- SHORT PROBLEM -
Reproduce all the lines exactly as they stand, apart from the pictures.

- SOURCE EXCERPT -
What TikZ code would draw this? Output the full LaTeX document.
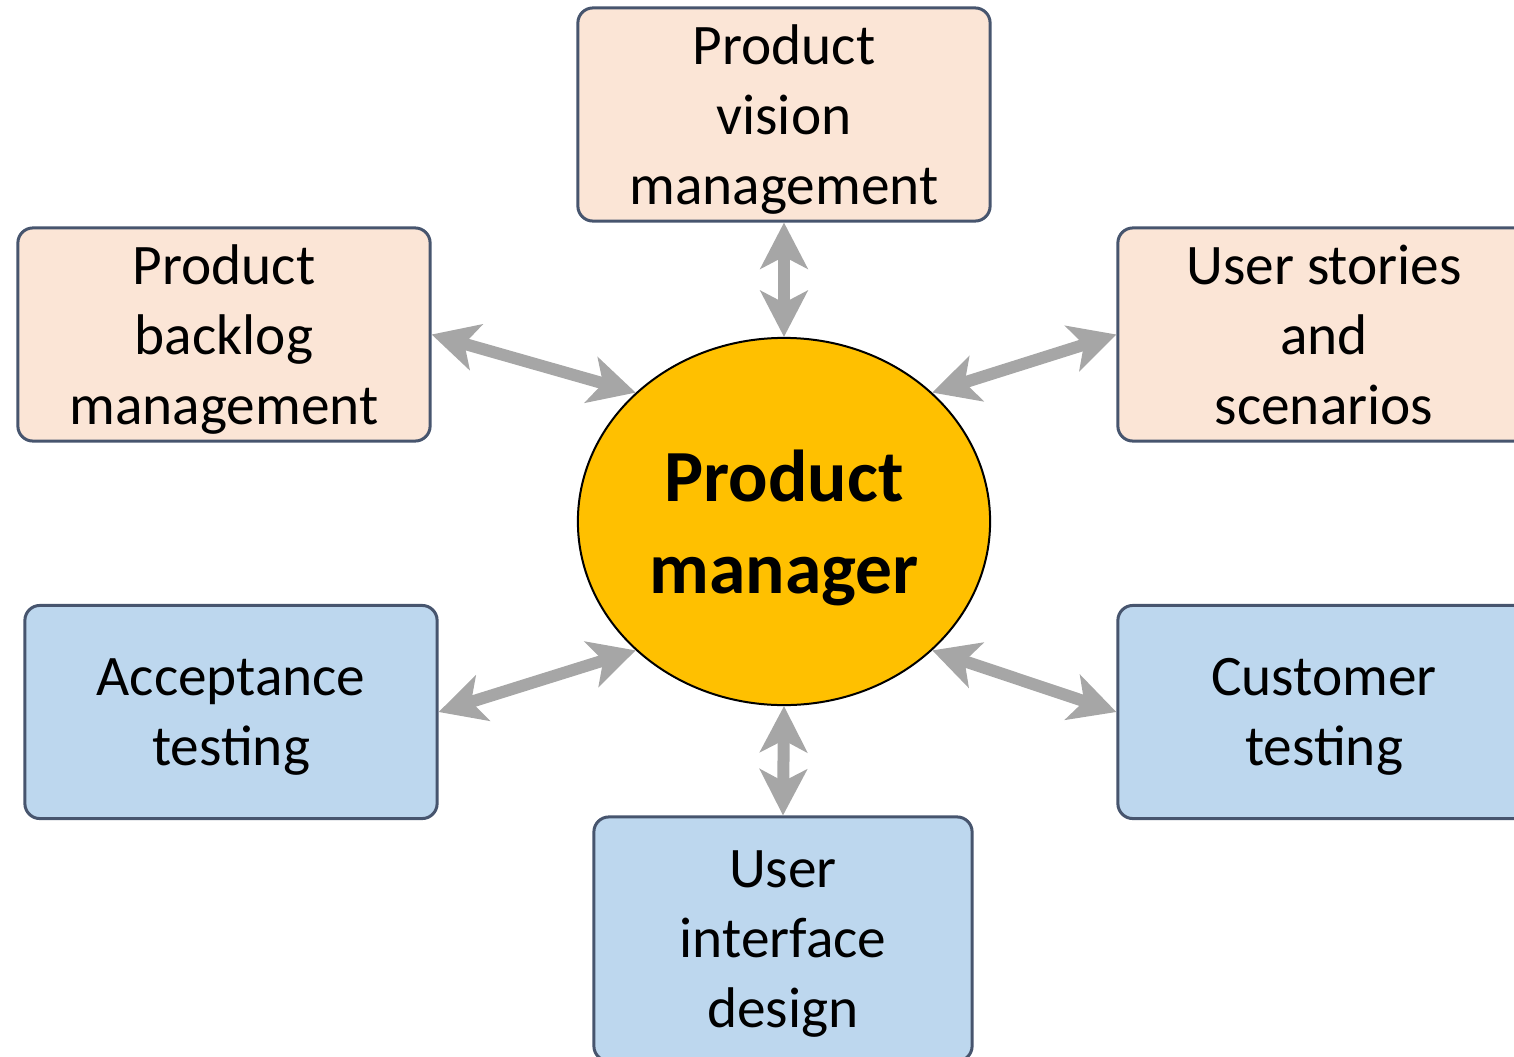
\documentclass[tikz,border=0pt]{standalone}
\usepackage{fontspec}
\setmainfont{Carlito}
\usetikzlibrary{shapes,arrows.meta,positioning}
\definecolor{peach}{RGB}{251,229,214}
\definecolor{lightblue}{RGB}{189,215,238}
\definecolor{slate}{RGB}{71,85,110}
\definecolor{amber}{RGB}{255,192,0}
\definecolor{arrowgray}{RGB}{166,166,166}

\begin{document}
\begin{tikzpicture}[
    x=0.01cm, y=-0.01cm,
    task/.style={rectangle, rounded corners=0.15cm, draw=slate, line width=0.03cm, minimum width=4.12cm, minimum height=2.13cm, inner sep=0pt, text depth=0pt, align=center, text=black, font=\fontsize{16.3}{19.9}\selectfont},
    plan/.style={task, fill=peach},
    test/.style={task, fill=lightblue},
    manager/.style={ellipse, draw=black, line width=0.02cm, fill=amber, minimum width=4.12cm, minimum height=3.67cm, inner sep=0pt, text depth=0pt, align=center, font=\fontsize{20.9}{26}\selectfont\bfseries},
    link/.style={{Stealth[length=0.46cm,width=0.47cm,inset=0.12cm]}-{Stealth[length=0.46cm,width=0.47cm,inset=0.12cm]}, line width=0.12cm, draw=arrowgray}
]
\useasboundingbox (0,0) rectangle (1514,1057);

\node [manager] (pm) at (784,521.5) {Product\\manager};

% planning side
\node [plan] (vision) at (784,114.5) {Product\\vision\\management};
\node [plan] (backlog) at (224,334.5) {Product\\backlog\\management};
\node [plan] (stories) at (1324,334.5) {User stories\\and\\scenarios};

% testing side
\node [test] (acceptance) at (231,712) {Acceptance\\testing};
\node [test] (customer) at (1324,712) {Customer\\testing};
\node [test, minimum width=3.78cm, minimum height=2.44cm] (uidesign) at (783,939) {User\\interface\\design};

\draw [link] (vision.south) -- (pm.90);
\draw [link] (backlog.east) -- (pm.139);
\draw [link] (stories.west) -- (pm.41);
\draw [link] (acceptance.east) -- (pm.221);
\draw [link] (customer.west) -- (pm.319);
\draw [link] (uidesign.north) -- (pm.270);
\end{tikzpicture}
\end{document}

- WORKED SOLUTION -
What TikZ code would draw this? Output the full LaTeX document.
\documentclass[tikz,border=0pt]{standalone}
\usepackage{fontspec}
\setmainfont{Carlito}
\usetikzlibrary{shapes,arrows.meta,positioning}
\definecolor{peach}{RGB}{251,229,214}
\definecolor{lightblue}{RGB}{189,215,238}
\definecolor{slate}{RGB}{71,85,110}
\definecolor{amber}{RGB}{255,192,0}
\definecolor{arrowgray}{RGB}{166,166,166}

\begin{document}
\begin{tikzpicture}[
    x=0.01cm, y=-0.01cm,
    task/.style={rectangle, rounded corners=0.15cm, draw=slate, line width=0.03cm, minimum width=4.12cm, minimum height=2.13cm, inner sep=0pt, text depth=0pt, align=center, text=black, font=\fontsize{16.3}{19.9}\selectfont},
    plan/.style={task, fill=peach},
    test/.style={task, fill=lightblue},
    manager/.style={ellipse, draw=black, line width=0.02cm, fill=amber, minimum width=4.12cm, minimum height=3.67cm, inner sep=0pt, text depth=0pt, align=center, font=\fontsize{20.9}{26}\selectfont\bfseries},
    link/.style={{Stealth[length=0.46cm,width=0.47cm,inset=0.12cm]}-{Stealth[length=0.46cm,width=0.47cm,inset=0.12cm]}, line width=0.12cm, draw=arrowgray}
]
\useasboundingbox (0,0) rectangle (1514,1057);

\node [manager] (pm) at (784,521.5) {Product\\manager};

% planning side
\node [plan] (vision) at (784,114.5) {Product\\vision\\management};
\node [plan] (backlog) at (224,334.5) {Product\\backlog\\management};
\node [plan] (stories) at (1324,334.5) {User stories\\and\\scenarios};

% testing side
\node [test] (acceptance) at (231,712) {Acceptance\\testing};
\node [test] (customer) at (1324,712) {Customer\\testing};
\node [test, minimum width=3.78cm, minimum height=2.44cm] (uidesign) at (783,939) {User\\interface\\design};

\draw [link] (vision.south) -- (pm.90);
\draw [link] (backlog.east) -- (pm.139);
\draw [link] (stories.west) -- (pm.41);
\draw [link] (acceptance.east) -- (pm.221);
\draw [link] (customer.west) -- (pm.319);
\draw [link] (uidesign.north) -- (pm.270);
\end{tikzpicture}
\end{document}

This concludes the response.